### Objective
From the entries that follow, extract each line holding the string "this".

───── Exercise data ─────

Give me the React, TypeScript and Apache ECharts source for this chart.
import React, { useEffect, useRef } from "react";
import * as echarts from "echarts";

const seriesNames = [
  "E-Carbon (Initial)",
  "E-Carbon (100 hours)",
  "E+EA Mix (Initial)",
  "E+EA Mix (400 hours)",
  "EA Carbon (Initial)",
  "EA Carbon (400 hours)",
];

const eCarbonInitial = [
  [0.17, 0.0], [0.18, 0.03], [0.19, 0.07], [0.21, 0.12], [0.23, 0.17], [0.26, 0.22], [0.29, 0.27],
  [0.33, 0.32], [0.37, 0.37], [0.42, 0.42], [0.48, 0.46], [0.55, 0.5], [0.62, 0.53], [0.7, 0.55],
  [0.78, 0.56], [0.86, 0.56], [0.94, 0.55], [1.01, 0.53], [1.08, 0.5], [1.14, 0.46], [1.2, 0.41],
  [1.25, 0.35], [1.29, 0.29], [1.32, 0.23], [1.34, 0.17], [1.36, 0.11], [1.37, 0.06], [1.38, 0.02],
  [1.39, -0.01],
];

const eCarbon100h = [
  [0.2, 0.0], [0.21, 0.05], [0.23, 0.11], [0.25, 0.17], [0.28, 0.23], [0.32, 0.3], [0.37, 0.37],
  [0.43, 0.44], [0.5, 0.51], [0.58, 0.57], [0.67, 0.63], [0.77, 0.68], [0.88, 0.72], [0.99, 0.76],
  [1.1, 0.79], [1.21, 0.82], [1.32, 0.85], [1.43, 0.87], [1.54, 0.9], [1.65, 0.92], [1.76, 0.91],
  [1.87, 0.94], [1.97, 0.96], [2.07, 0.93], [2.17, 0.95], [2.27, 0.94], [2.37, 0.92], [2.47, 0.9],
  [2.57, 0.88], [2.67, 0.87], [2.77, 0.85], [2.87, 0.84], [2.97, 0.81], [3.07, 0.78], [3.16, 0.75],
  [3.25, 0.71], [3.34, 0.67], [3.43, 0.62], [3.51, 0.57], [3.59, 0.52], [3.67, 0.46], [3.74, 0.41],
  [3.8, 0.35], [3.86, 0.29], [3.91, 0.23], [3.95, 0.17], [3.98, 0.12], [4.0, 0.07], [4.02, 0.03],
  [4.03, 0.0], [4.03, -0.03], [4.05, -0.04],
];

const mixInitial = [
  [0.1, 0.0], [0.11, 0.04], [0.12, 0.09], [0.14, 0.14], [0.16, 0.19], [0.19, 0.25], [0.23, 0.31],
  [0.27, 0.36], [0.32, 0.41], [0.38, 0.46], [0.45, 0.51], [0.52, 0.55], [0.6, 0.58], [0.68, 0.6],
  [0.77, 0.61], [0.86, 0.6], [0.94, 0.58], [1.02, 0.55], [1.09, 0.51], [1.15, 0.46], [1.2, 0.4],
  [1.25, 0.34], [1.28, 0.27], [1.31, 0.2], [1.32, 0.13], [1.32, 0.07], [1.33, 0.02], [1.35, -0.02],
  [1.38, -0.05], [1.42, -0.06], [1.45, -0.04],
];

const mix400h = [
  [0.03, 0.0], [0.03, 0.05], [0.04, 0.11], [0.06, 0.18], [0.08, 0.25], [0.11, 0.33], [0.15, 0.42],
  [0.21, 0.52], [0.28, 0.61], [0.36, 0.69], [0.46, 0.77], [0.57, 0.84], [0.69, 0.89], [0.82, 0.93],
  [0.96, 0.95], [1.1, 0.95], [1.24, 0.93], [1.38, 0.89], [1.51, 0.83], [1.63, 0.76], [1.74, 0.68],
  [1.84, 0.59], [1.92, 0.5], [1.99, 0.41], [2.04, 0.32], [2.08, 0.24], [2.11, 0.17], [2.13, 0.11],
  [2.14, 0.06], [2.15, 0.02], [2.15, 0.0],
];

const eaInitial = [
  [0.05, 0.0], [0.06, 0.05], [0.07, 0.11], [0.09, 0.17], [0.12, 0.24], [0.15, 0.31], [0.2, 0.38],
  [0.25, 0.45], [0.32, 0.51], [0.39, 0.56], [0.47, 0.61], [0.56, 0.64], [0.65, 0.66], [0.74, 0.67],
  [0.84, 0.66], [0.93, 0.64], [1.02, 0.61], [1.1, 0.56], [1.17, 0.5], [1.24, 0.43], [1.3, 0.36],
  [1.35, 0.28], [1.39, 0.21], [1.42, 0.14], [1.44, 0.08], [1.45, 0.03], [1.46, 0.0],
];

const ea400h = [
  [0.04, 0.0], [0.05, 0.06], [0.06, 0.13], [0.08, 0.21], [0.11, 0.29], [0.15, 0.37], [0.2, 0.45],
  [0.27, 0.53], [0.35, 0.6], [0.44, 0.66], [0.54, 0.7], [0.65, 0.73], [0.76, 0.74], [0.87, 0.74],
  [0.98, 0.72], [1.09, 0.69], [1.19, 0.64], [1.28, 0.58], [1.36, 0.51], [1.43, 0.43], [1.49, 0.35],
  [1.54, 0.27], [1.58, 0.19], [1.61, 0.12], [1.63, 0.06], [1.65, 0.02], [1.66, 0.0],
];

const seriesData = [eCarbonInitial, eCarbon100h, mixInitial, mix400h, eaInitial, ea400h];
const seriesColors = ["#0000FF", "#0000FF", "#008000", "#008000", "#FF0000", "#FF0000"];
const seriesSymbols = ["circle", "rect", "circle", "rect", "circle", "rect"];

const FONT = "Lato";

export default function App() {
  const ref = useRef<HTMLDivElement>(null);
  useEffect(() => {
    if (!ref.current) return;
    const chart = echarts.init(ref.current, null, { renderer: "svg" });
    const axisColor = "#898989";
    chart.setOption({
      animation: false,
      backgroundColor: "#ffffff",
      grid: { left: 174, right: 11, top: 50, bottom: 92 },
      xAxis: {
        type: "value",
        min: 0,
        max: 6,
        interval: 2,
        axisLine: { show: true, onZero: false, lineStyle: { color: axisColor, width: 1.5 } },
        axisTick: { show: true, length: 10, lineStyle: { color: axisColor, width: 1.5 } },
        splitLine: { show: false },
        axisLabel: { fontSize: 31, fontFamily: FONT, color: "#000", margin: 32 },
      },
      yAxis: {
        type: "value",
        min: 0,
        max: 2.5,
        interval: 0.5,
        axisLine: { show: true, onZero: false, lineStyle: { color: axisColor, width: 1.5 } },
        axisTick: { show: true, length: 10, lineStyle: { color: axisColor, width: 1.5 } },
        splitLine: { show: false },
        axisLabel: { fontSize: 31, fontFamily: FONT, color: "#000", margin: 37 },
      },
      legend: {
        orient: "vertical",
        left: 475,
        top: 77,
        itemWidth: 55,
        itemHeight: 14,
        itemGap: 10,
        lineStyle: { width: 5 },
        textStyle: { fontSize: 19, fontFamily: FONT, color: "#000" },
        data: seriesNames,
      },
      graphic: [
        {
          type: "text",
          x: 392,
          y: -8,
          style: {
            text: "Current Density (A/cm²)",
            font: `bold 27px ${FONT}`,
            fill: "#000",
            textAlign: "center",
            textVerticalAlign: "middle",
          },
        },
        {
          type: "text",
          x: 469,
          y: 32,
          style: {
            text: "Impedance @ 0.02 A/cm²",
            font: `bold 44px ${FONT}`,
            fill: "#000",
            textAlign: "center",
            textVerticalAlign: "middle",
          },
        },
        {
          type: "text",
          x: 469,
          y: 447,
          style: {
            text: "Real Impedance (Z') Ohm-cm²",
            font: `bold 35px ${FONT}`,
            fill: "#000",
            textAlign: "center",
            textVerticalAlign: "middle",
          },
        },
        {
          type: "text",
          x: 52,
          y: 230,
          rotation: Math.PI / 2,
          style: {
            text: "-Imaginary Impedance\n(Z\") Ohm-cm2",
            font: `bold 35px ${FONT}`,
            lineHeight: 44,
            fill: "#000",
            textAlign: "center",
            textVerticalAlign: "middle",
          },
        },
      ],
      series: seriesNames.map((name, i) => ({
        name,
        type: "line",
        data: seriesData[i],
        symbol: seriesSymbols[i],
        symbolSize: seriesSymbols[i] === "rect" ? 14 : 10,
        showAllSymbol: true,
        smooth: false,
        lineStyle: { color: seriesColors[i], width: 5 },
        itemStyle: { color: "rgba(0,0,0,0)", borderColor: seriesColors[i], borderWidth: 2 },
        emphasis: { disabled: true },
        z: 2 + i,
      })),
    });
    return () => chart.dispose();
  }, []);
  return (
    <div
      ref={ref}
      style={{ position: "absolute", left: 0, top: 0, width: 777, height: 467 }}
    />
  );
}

─────
───── Exercise data ─────

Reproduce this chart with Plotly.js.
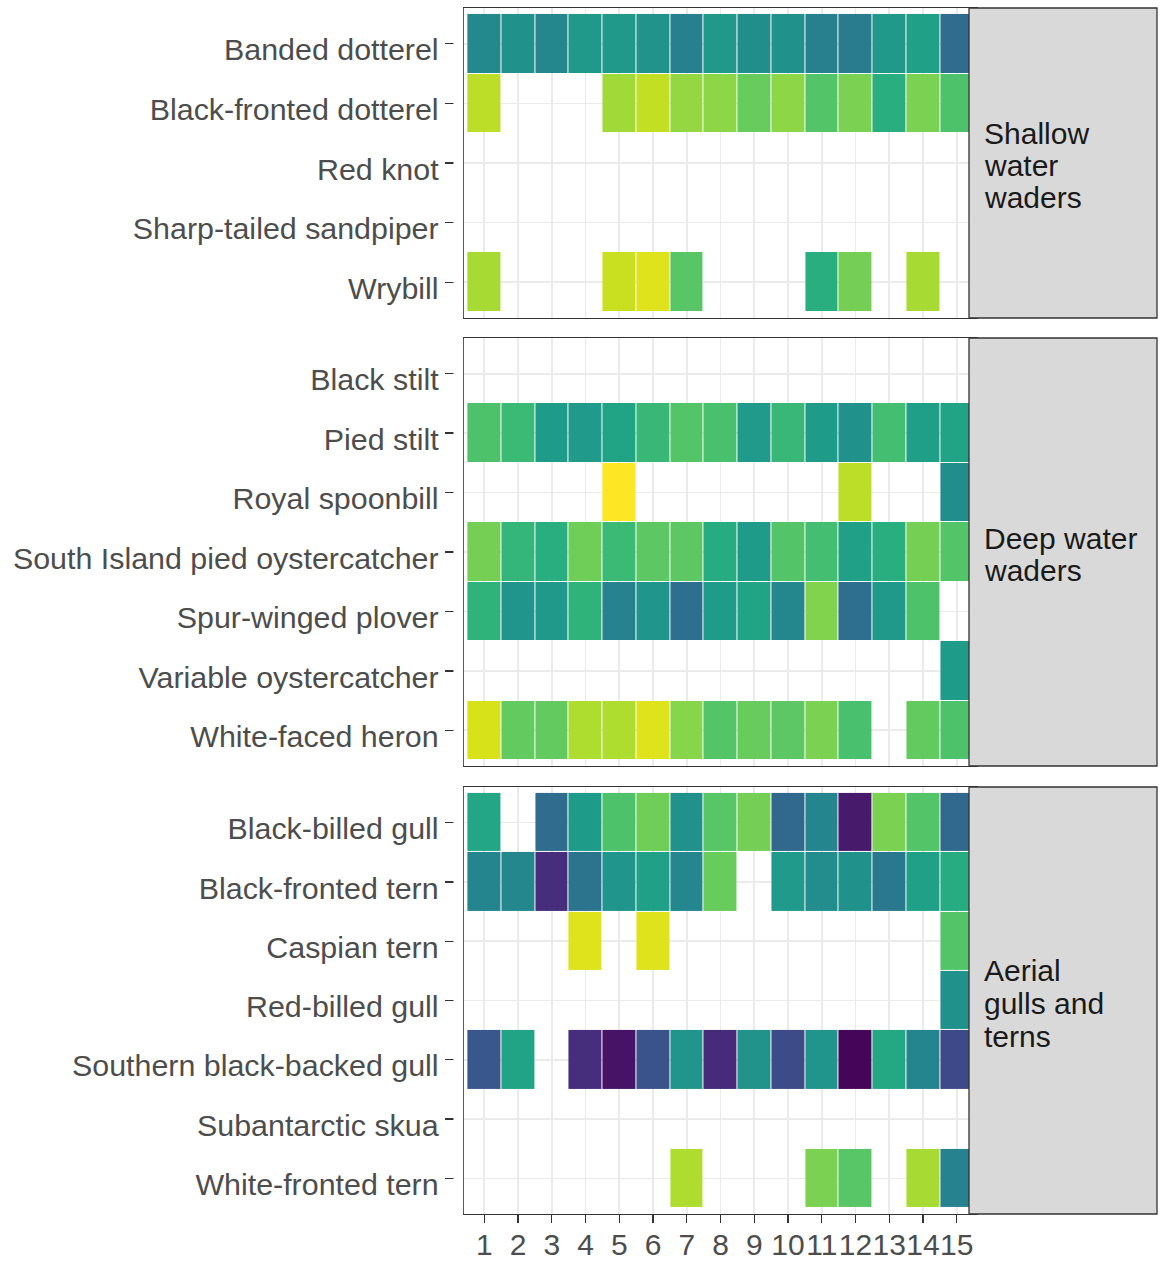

─────

### Full solution
Give me the React, TypeScript and Apache ECharts source for this chart.
Reproduce this chart with Plotly.js.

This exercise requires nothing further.